Prioritizing family values is the most important step to take in the decision-making process, experts say. There are no right or wrong decisions, but ultimately, the parents should thoroughly think why they are investing in the hobbies.
“The real way to be successful at this is to really identify what the family goals are, and then trying to balance out what their goals are for the future with what they think they can realistically provide for,” said John Rivers, a Clinton, N.J.-based financial planner at Newroads Financial Group.
2. Make a budget
In the Rechkemmer family, Josh, the father, tracks family spending almost religiously on spreadsheets, and he tries to budget for upcoming activities far ahead to make sure that they wouldn’t be hit by unexpected expenses.
The family budget for kids’ recreational and entertainment activities could go up to $10,000 a year. That translates to 10 percent of the family income.
Experts say there is no formula of how much should be spent on children’s hobbies that fits all families — again, it depends on family prioritization — but they do need to set a budget, look at the family finances holistically and trim expenses elsewhere.
3. Cut back on spending
When it comes to trimming expenses, pros say it’s more likely that the family’s lifestyle needs to change.
For example, when someone in the Rechkemmer family has a weekend sports tournament, they minimize the number of family members staying overnight in a hotel. For holidays and birthdays, Molly and Josh give practical presents for their kids, such as sports equipment, instead of the trendy electronic toys that their children long for.
For Chen, diligent saving on every single thing helped her get through the tough years. She barely had any expenses for herself.
“My life was pretty much bare-bones,” Chen recalled. “I’d always only buy food that passed expiration dates or was about to expire. You wouldn’t die eating it, anyway.”
Jude Boudreaux, founder of New Orleans-based Upperline Financial Planning, said the best strategy he’s seen is downsizing a family home. A client of his sold their big home and moved into a much smaller space — with no mortgage — to free up cash to pay for children’s activities.
Boudreaux said, typically, it’s easier to cut a family’s big-ticket expenses to make financial wiggle room. Parents need to make conscious decisions about whether or not to buy cars, or send their children to private schools if they also hope to develop their hobbies, he said.
But there is a bottom line: “Taxes must be paid. Utilities must be paid. Insurance must be paid,” said Lauren G. Lindsay, a financial adviser based in Covington, La.
After paying all the fixed bills and life necessities, families can look at the discretionary expenses and trim spending based on family priorities, Lindsay said.
4. Eliminate activities when needed
For the most part, the Rechkemmers try to stick to their budget, but there are moments when things get out of hand. The couple has periodically paused and reflected on the reasons they do all these activities.
“If it is to develop good friendships and stay active and be healthy and finding enjoyment in life, then that doesn’t need to come with the high burden of debt and so much stress,” Molly said. “If [the activities are] putting us into debt and causing so much stress, then it’s time to rethink if it’s all worth it and try to kind eliminate some things.”
5. Look for other resources or sources of income
Chen, the avid saver, said being thrifty wasn’t enough — she had to find other ways to earn more to support the family.
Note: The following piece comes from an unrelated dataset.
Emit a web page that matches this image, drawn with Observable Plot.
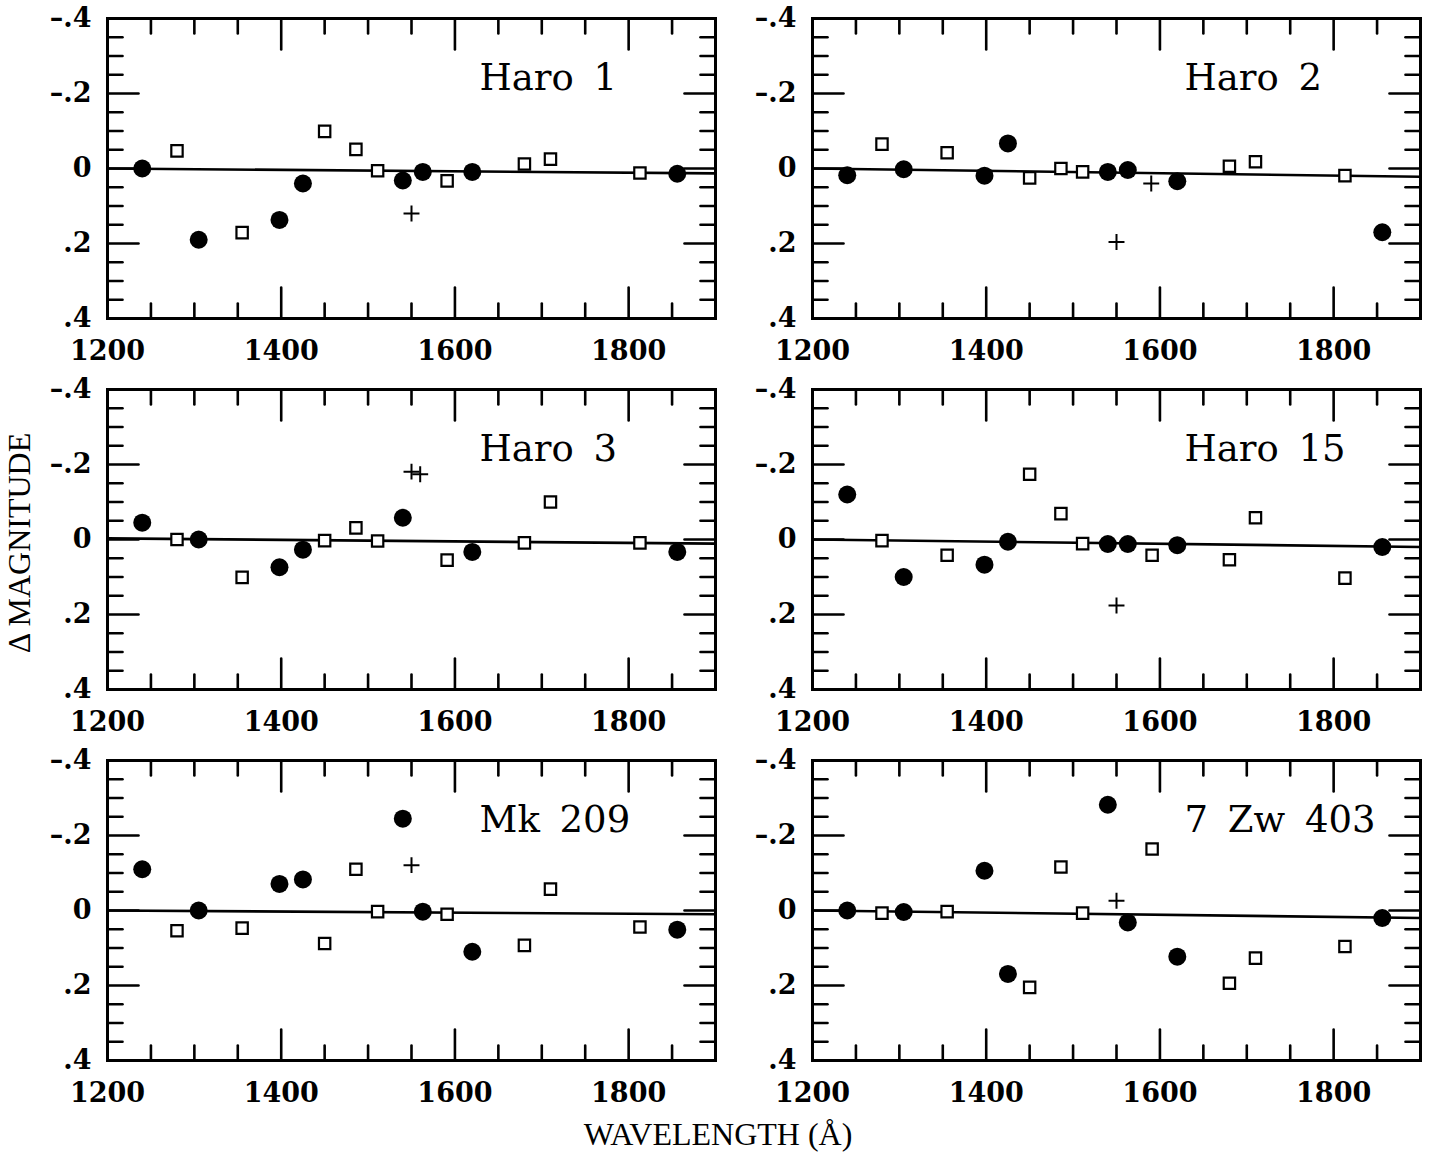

Often she found herself participating in laboratory tests, earning $10 here and $20 there. Little things add up, she said.
At times, the mother and children all used their skills to support the family: Chen taught violin upstairs, Sophia taught piano downstairs and Albert went to students’ homes to tutor them in math.
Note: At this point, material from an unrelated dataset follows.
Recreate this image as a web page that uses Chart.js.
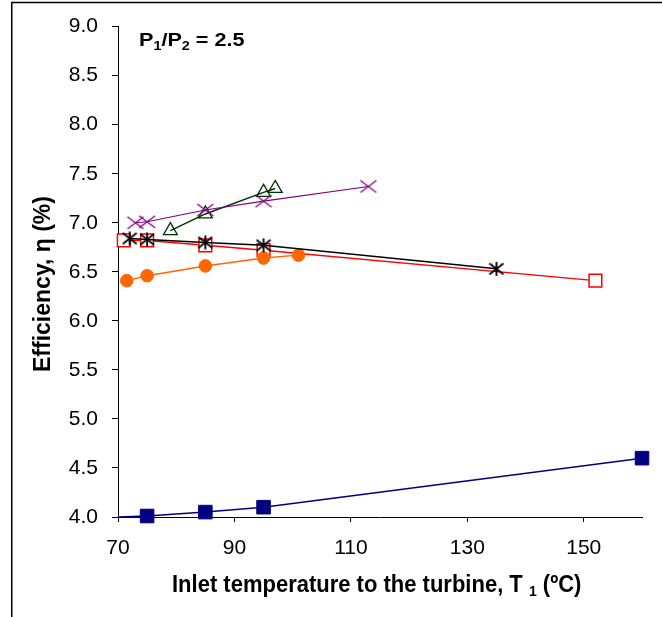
<!DOCTYPE html>
<html>
<head>
<meta charset="utf-8">
<script src="https://cdn.jsdelivr.net/npm/chart.js@4.4.0/dist/chart.umd.min.js"></script>
<style>
  html, body { margin: 0; padding: 0; background: #fff; }
  #wrap { width: 662px; height: 617px; }
</style>
</head>
<body>
<div id="wrap"><canvas id="effChart" width="662" height="617"></canvas></div>
<script>
// Tick labels
const xTicks = [70, 90, 110, 130, 150];
const yTicks = [4.0, 4.5, 5.0, 5.5, 6.0, 6.5, 7.0, 7.5, 8.0, 8.5, 9.0];

// Inlet temperature T1 (ºC) and efficiency (%) per series
const blueT = [65, 75, 85, 95, 160];
const blueEff = [3.99, 4.01, 4.05, 4.10, 4.60];
const redT = [71, 75, 85, 95, 152];
const redEff = [6.82, 6.82, 6.77, 6.72, 6.41];
const blackT = [72, 75, 85, 95, 135];
const blackEff = [6.84, 6.83, 6.80, 6.77, 6.53];
const orangeT = [71.5, 75, 85, 95, 101];
const orangeEff = [6.41, 6.46, 6.56, 6.64, 6.67];
const greenT = [79, 85, 95, 97];
const greenEff = [6.92, 7.09, 7.31, 7.35];
const purpleT = [73, 75, 85, 95, 113];
const purpleEff = [7.00, 7.01, 7.13, 7.22, 7.37];

const FONT = "'Liberation Sans', Arial, sans-serif";

function pts(xs, ys) {
  return xs.map((x, i) => ({ x: x, y: ys[i] }));
}

// asterisk marker (x plus vertical bar)
function makeAsterisk() {
  const c = document.createElement("canvas");
  c.width = 16;
  c.height = 16;
  const g = c.getContext("2d");
  g.strokeStyle = "#000";
  g.lineWidth = 1.8;
  g.beginPath();
  g.moveTo(8, 1);
  g.lineTo(8, 15);
  g.moveTo(1, 2.5);
  g.lineTo(15, 13.5);
  g.moveTo(15, 2.5);
  g.lineTo(1, 13.5);
  g.stroke();
  return c;
}

// wide x marker
function makeCross() {
  const c = document.createElement("canvas");
  c.width = 18;
  c.height = 14;
  const g = c.getContext("2d");
  g.strokeStyle = "#800080";
  g.lineWidth = 1.3;
  g.beginPath();
  g.moveTo(1, 1);
  g.lineTo(17, 13);
  g.moveTo(17, 1);
  g.lineTo(1, 13);
  g.stroke();
  return c;
}

function drawRuns(ctx, runs, x, y, sx, sy) {
  ctx.save();
  ctx.translate(x, y);
  ctx.scale(sx, sy);
  ctx.fillStyle = "#000";
  ctx.textAlign = "left";
  ctx.textBaseline = "alphabetic";
  let cx = 0;
  runs.forEach((r) => {
    ctx.font = r.font;
    ctx.fillText(r.t, cx, r.dy || 0);
    cx += ctx.measureText(r.t).width;
  });
  ctx.restore();
}

// frame, annotation and axis titles
const textPlugin = {
  id: "textPlugin",
  beforeDraw(chart) {
    const ctx = chart.ctx;
    ctx.save();
    ctx.strokeStyle = "#000";
    ctx.lineWidth = 1.5;
    ctx.beginPath();
    ctx.moveTo(11.75, 617);
    ctx.lineTo(11.75, 2.5);
    ctx.lineTo(662, 2.5);
    ctx.stroke();
    ctx.restore();
  },
  afterDraw(chart) {
    const ctx = chart.ctx;
    const big = "bold 18px " + FONT;
    const sub = "bold 12px " + FONT;
    drawRuns(ctx, [
      { t: "P", font: big },
      { t: "1", font: sub, dy: 4 },
      { t: "/P", font: big },
      { t: "2", font: sub, dy: 4 },
      { t: " = 2.5", font: big },
    ], 139, 46, 1.2, 1);

    const xt = "bold 22px " + FONT;
    const xs = "bold 14px " + FONT;
    drawRuns(ctx, [
      { t: "Inlet temperature to the turbine, T ", font: xt },
      { t: "1", font: xs, dy: 4 },
      { t: " (ºC)", font: xt },
    ], 172, 592, 1, 1.1);

    ctx.save();
    ctx.translate(44, 284);
    ctx.rotate(-Math.PI / 2);
    ctx.font = "bold 23px " + FONT;
    ctx.fillStyle = "#000";
    ctx.textAlign = "center";
    ctx.textBaseline = "middle";
    ctx.fillText("Efficiency, η (%)", 0, 0);
    ctx.restore();
  },
};

const asterisk = makeAsterisk();
const cross = makeCross();

new Chart(document.getElementById("effChart"), {
  type: "scatter",
  data: {
    datasets: [
      {
        data: pts(purpleT, purpleEff),
        showLine: true,
        borderColor: "#800080",
        borderWidth: 1.2,
        pointStyle: cross,
        clip: false,
        order: 1,
      },
      {
        data: pts(greenT, greenEff),
        showLine: true,
        borderColor: "#003300",
        borderWidth: 1.5,
        pointStyle: "triangle",
        pointRadius: 8,
        pointBackgroundColor: "rgba(255,255,255,0)",
        pointBorderColor: "#003300",
        pointBorderWidth: 1.3,
        clip: false,
        order: 2,
      },
      {
        data: pts(blackT, blackEff),
        showLine: true,
        borderColor: "#000",
        borderWidth: 1.5,
        pointStyle: asterisk,
        clip: false,
        order: 3,
      },
      {
        data: pts(orangeT, orangeEff),
        showLine: true,
        borderColor: "#FF6600",
        borderWidth: 1.5,
        pointStyle: "circle",
        pointRadius: 6.3,
        pointBackgroundColor: "#FF6600",
        pointBorderColor: "#FF6600",
        pointBorderWidth: 1,
        clip: false,
        order: 4,
      },
      {
        data: pts(redT, redEff),
        showLine: true,
        borderColor: "#FF0000",
        borderWidth: 1.5,
        pointStyle: "rect",
        pointRadius: 9,
        pointBackgroundColor: "#fff",
        pointBorderColor: "#FF0000",
        pointBorderWidth: 1.5,
        clip: false,
        order: 5,
      },
      {
        data: pts(blueT, blueEff),
        showLine: true,
        borderColor: "#000080",
        borderWidth: 1.5,
        pointStyle: "rect",
        pointRadius: 9.6,
        pointBackgroundColor: "#000080",
        pointBorderColor: "#000080",
        pointBorderWidth: 1,
        clip: { left: 0, top: false, right: false, bottom: false },
        order: 6,
      },
    ],
  },
  options: {
    responsive: false,
    animation: false,
    layout: {
      padding: { top: 26, right: 20, left: 0, bottom: 0 },
    },
    plugins: {
      legend: { display: false },
      tooltip: { enabled: false },
    },
    elements: {
      line: { tension: 0 },
    },
    scales: {
      x: {
        type: "linear",
        min: 70,
        max: 160,
        afterBuildTicks: (axis) => {
          axis.ticks = xTicks.map((v) => ({ value: v }));
        },
        afterFit: (axis) => {
          axis.height = 100;
        },
        grid: {
          display: true,
          drawOnChartArea: false,
          tickLength: 5,
          color: "#000",
        },
        border: { color: "#000", width: 1 },
        ticks: {
          color: "#000",
          font: { family: FONT, size: 21 },
          padding: 14,
          maxRotation: 0,
          autoSkip: false,
        },
      },
      y: {
        type: "linear",
        min: 4,
        max: 9,
        afterBuildTicks: (axis) => {
          axis.ticks = yTicks.map((v) => ({ value: v }));
        },
        afterFit: (axis) => {
          axis.width = 118;
        },
        grid: {
          display: true,
          drawOnChartArea: false,
          tickLength: 6,
          color: "#000",
        },
        border: { color: "#000", width: 1 },
        ticks: {
          color: "#000",
          font: { family: FONT, size: 21 },
          padding: 14,
          autoSkip: false,
          callback: (v) => v.toFixed(1),
        },
      },
    },
  },
  plugins: [textPlugin],
});
</script>
</body>
</html>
You may be able to find outside help, too. For example, having Maria go on group educational trips allowed the dePillis family to save, as the school covered a large chunk of the expenses.
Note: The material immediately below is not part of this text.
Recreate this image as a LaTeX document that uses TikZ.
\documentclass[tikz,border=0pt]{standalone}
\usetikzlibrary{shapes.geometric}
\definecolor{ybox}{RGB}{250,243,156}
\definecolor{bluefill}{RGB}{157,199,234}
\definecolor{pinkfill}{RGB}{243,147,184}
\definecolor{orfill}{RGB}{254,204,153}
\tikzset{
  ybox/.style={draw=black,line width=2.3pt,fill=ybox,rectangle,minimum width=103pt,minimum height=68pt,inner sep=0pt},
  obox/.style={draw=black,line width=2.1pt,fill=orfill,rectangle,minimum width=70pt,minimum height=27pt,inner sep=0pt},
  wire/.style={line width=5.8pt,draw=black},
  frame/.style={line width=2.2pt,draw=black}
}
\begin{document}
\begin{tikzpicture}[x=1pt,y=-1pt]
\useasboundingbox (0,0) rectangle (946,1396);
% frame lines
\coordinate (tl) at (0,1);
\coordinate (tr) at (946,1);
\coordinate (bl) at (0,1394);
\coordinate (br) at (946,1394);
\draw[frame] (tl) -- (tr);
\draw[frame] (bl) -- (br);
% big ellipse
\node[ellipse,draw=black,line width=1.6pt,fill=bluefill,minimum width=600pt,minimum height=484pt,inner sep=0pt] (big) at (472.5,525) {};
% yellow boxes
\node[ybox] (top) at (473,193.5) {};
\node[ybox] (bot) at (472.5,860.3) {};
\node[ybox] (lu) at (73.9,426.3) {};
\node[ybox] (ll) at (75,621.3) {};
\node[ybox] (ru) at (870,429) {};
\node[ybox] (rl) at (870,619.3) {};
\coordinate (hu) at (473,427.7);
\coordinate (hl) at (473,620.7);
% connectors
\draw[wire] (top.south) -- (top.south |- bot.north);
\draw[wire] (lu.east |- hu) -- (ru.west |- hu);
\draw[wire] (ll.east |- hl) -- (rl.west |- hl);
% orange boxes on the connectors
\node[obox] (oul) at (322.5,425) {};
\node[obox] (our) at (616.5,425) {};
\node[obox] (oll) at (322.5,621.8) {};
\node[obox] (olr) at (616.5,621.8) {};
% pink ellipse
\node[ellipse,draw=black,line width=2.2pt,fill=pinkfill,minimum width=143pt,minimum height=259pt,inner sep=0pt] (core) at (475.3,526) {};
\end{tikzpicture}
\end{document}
Lindsay encourages parents to explore financial aid opportunities before shelling out money for expensive extracurriculars, as some local camps and sports associations offer scholarships.
6. Talk to the children
Experts say the biggest “no no” when it comes to investing in children’s extracurricular activities is not consulting their opinions.
“Make sure it really is for them, not for us,” said Boudreaux, a parent himself. “Check our egos at the gate when we make the decisions.”
The kids need to be involved in the decision-making and understand the financial sacrifices the family is making, to make sure they will be as committed to the choice as parents are, Boudreaux said.
The dePillis family did that with Maria, and they worked out a plan together.
Maria is expected to enroll in the University of Hawaii at Hilo’s Japanese Studies program in the fall. She has made an agreement with her parents to stay in state for college. The in-state tuition is about $7,200 a year. Maria has also agreed to stay home during college so she could avoid taking out student loans.
“If she had gone to an out-of-state school, we would be paying $20,000 a year or more,” dePillis said. “I mean, imagine saving that kind of money. We feel like, ‘Oh, yeah, we will send you to Japan as much as you want.’”
7. Understand the consequences
The reason why these decisions are tough is that essentially, every spending choice is a trade-off, and it’s hard for parents to picture potential future risks, Boudreaux said.
Some trade-offs, such as deferring retirement or putting off paying debt can have severe consequences, experts say. In general, financial planners suggest parents put themselves and their futures first.
“Kids can get their own loans, and we can’t borrow for retirement down the road,” Rivers said.
However, in families where children are expected to support their parents in their old age, maybe it’s worth making those sacrifices now, experts say. In that case, parents should explicitly and appropriately communicate with their children about the expectations.
Chen said she has no regrets about putting off saving for her retirement.
“She was so good,” Chen said. “It would have been a pity if she had given up after a certain level.”
Sophia eventually studied piano performance and English at Oberlin College and Conservatory of Music. She became a journalist after graduation, but still keeps performing. “I am pleased that she has piano as a great lifelong companion,” Chen said.